BK ROT, run by a crew of industrious Bushwick denizens, are selling pricey “locally sourced, handmade” decomposed food waste — also known as compost — to their posher Park Slope neighbors.

The eco-friendly shoppers of the ultra-crunchy Park Slope Food Coop can buy a small paper bag of the nutrient- and organism-rich stuff for $6.25 per pound.

That’s a hefty markup from the $3 to $5 suggested donation per 10-gallon “burlap bag” advertised on the nonprofit organization’s website. Lowe’s lists a 40-lb. bag of organic compost for $3.98.

The Park Slope Food Coop — whose motto includes the phrase “low prices” — did not return messages.

BK ROT is “staffed by young people of color who haul residential and commercial organic waste and transform it into high-quality compost,” according to its website. That transformation happens on the “Lenape lands BK ROT now stewards,” referring to Gotham’s first Native American inhabitants and a community garden at the intersection of Myrtle and Dekalb avenues.

The compost is processed in boxes and in four-foot piles on the garden grounds. Once the coffee grounds, egg shells, banana peels and so on have been broken down and sifted, BK ROT uses it to provision urban farms or sell back to earthy Brooklynites.

“It’s just old food scraps,” one Sloper grumbled to the Post. “Seems expensive.”

The company says its carbon-free, bicycle-powered operations turned 109 tons of organic waste into 54 tons of compost in 2019, according to its annual report. In this way, according to the report, the organization works “to fight climate change, environmental racism, and gentrification.”

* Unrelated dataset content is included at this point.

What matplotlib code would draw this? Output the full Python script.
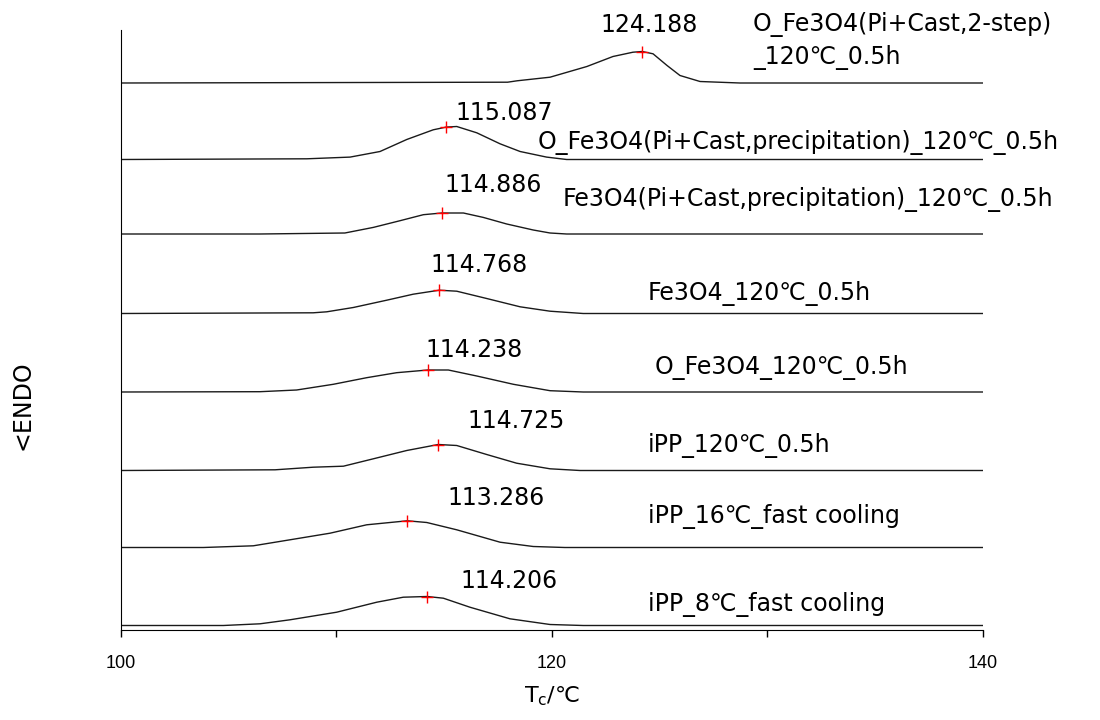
import numpy as np
import matplotlib
matplotlib.use("Agg")
import matplotlib.pyplot as plt
from matplotlib.ticker import MultipleLocator

plt.rcParams['font.family'] = ['DejaVu Sans']

# DSC cooling traces (temperature in C, signal above its own baseline)
t1 = [100, 117.94, 118.38, 119.91, 121.62, 122.83, 123.76, 124.188, 124.69, 125.34, 125.94, 126.87, 128.72, 140]
s1 = [0, 0.8, 2.2, 5.8, 16.5, 26.5, 30.8, 31.5, 29.2, 17.5, 7.5, 1.5, 0, 0]

t2 = [100, 108.62, 110.63, 112.02, 113.26, 114.49, 115.087, 115.58, 116.51, 117.59, 118.52, 119.75, 120.68, 140]
s2 = [0, 0.7, 2.4, 8, 20, 29.7, 32.4, 33, 26.7, 15.7, 8, 2.4, 0, 0]

t3 = [100, 106.45, 110.39, 111.71, 112.95, 114.03, 114.886, 115.89, 116.81, 117.90, 119.13, 119.91, 120.68, 140]
s3 = [0, 0, 1, 6.6, 13.3, 19.3, 21, 21, 16.6, 10, 4, 1, 0, 0]

t4 = [100, 108.92, 109.55, 110.78, 112.33, 113.56, 114.768, 115.58, 116.97, 118.52, 119.91, 121.45, 140]
s4 = [0, 0.7, 1.7, 6, 13.3, 19.3, 23.3, 22.3, 15, 6.7, 2.3, 0, 0]

t5 = [100, 106.45, 108.15, 109.85, 111.40, 112.79, 114.238, 115.19, 116.51, 118.21, 119.91, 121.45, 140]
s5 = [0, 0.3, 2, 7.7, 14.3, 19.3, 22, 22, 16, 7.7, 1.3, 0, 0]

t6 = [100, 107.15, 108.92, 110.32, 111.71, 113.26, 114.725, 115.58, 116.97, 118.36, 119.91, 121.30, 140]
s6 = [0, 0.7, 3.3, 4.3, 11.7, 20, 26, 25, 16, 7.3, 1.7, 0, 0]

t7 = [100, 103.82, 106.14, 107.84, 109.70, 111.40, 113.286, 114.19, 115.58, 117.59, 119.13, 120.60, 140]
s7 = [0, 0, 1.7, 7.7, 14.3, 22.7, 26.7, 25, 17.7, 5.3, 1, 0, 0]

t8 = [100, 104.75, 106.45, 107.84, 110.01, 111.87, 113.10, 114.206, 114.96, 116.19, 118.05, 119.91, 121.45, 140]
s8 = [0, 0, 1.7, 5.7, 13.3, 23.3, 28.3, 29, 27.3, 18.3, 6.7, 1, 0, 0]

temps = [t1, t2, t3, t4, t5, t6, t7, t8]
signals = [s1, s2, s3, s4, s5, s6, s7, s8]
baselines = [544, 467.5, 393, 313.5, 235, 156.5, 79.5, 1.5]
peaks = [124.188, 115.087, 114.886, 114.768, 114.238, 114.725, 113.286, 114.206]
names = ["O_Fe3O4(Pi+Cast,2-step)\n_120℃_0.5h",
         "O_Fe3O4(Pi+Cast,precipitation)_120℃_0.5h",
         "Fe3O4(Pi+Cast,precipitation)_120℃_0.5h",
         "Fe3O4_120℃_0.5h",
         "O_Fe3O4_120℃_0.5h",
         "iPP_120℃_0.5h",
         "iPP_16℃_fast cooling",
         "iPP_8℃_fast cooling"]

# where the text sits (left x in C, baseline y in data units)
peak_lbl_pos = [(122.23, 595.5), (115.50, 507), (115.03, 435), (114.34, 355),
                (114.11, 270), (116.06, 199), (115.13, 122), (115.73, 39)]
name_pos = [(129.33, 596), (119.35, 478), (120.51, 421), (124.45, 327),
            (124.78, 253), (124.45, 175), (124.45, 104), (124.45, 16)]
line_step = 33

fig = plt.figure(figsize=(11, 7.2), dpi=100)
ax = fig.add_axes([0.11, 1 - 630 / 720, 0.7836, 600 / 720])

for t, s, b, pk, nm, pl, npos in zip(temps, signals, baselines, peaks, names, peak_lbl_pos, name_pos):
    y = np.array(s) + b
    ax.plot(t, y, color='#1a1a1a', lw=1.0)
    ax.plot([pk], [np.interp(pk, t, y)], marker='+', color='red', ms=8, mew=1.0)
    ax.text(pl[0], pl[1], f"{pk:.3f}", fontsize=17, ha='left', va='baseline')
    for i, line in enumerate(nm.split("\n")):
        ax.text(npos[0], npos[1] - i * line_step, line, fontsize=17, ha='left',
                va='baseline', clip_on=False)

ax.set_xlim(100, 140)
ax.set_ylim(-3, 597)
ax.spines['top'].set_visible(False)
ax.spines['right'].set_visible(False)
ax.set_yticks([])
ax.xaxis.set_major_locator(MultipleLocator(20))
ax.xaxis.set_minor_locator(MultipleLocator(10))
ax.tick_params(axis='x', which='both', direction='out', length=5, width=1.0)
ax.tick_params(axis='x', labelsize=13, pad=13)
for lbl in ax.get_xticklabels():
    lbl.set_family(['Liberation Sans'])

ax.set_xlabel(r'T$_{\rm c}$/℃', fontsize=16, labelpad=9)
fig.text(23 / 1100, 1 - 405 / 720, '<ENDO', fontsize=17, rotation=90,
         ha='center', va='center')

fig.savefig("out.png", dpi=100)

BK ROT reported program revenue of $19,375 in 2018, according to federal filings, plus grants and contributions of $154,510. Founder Sandra Nurse — who unsuccessfully ran for City Council after Rafael Espinal unexpectedly resigned — took $23,915 in compensation from the organization that year, according to the tax filing.

BK ROT, founded in 2013, didn’t return messages seeking comment.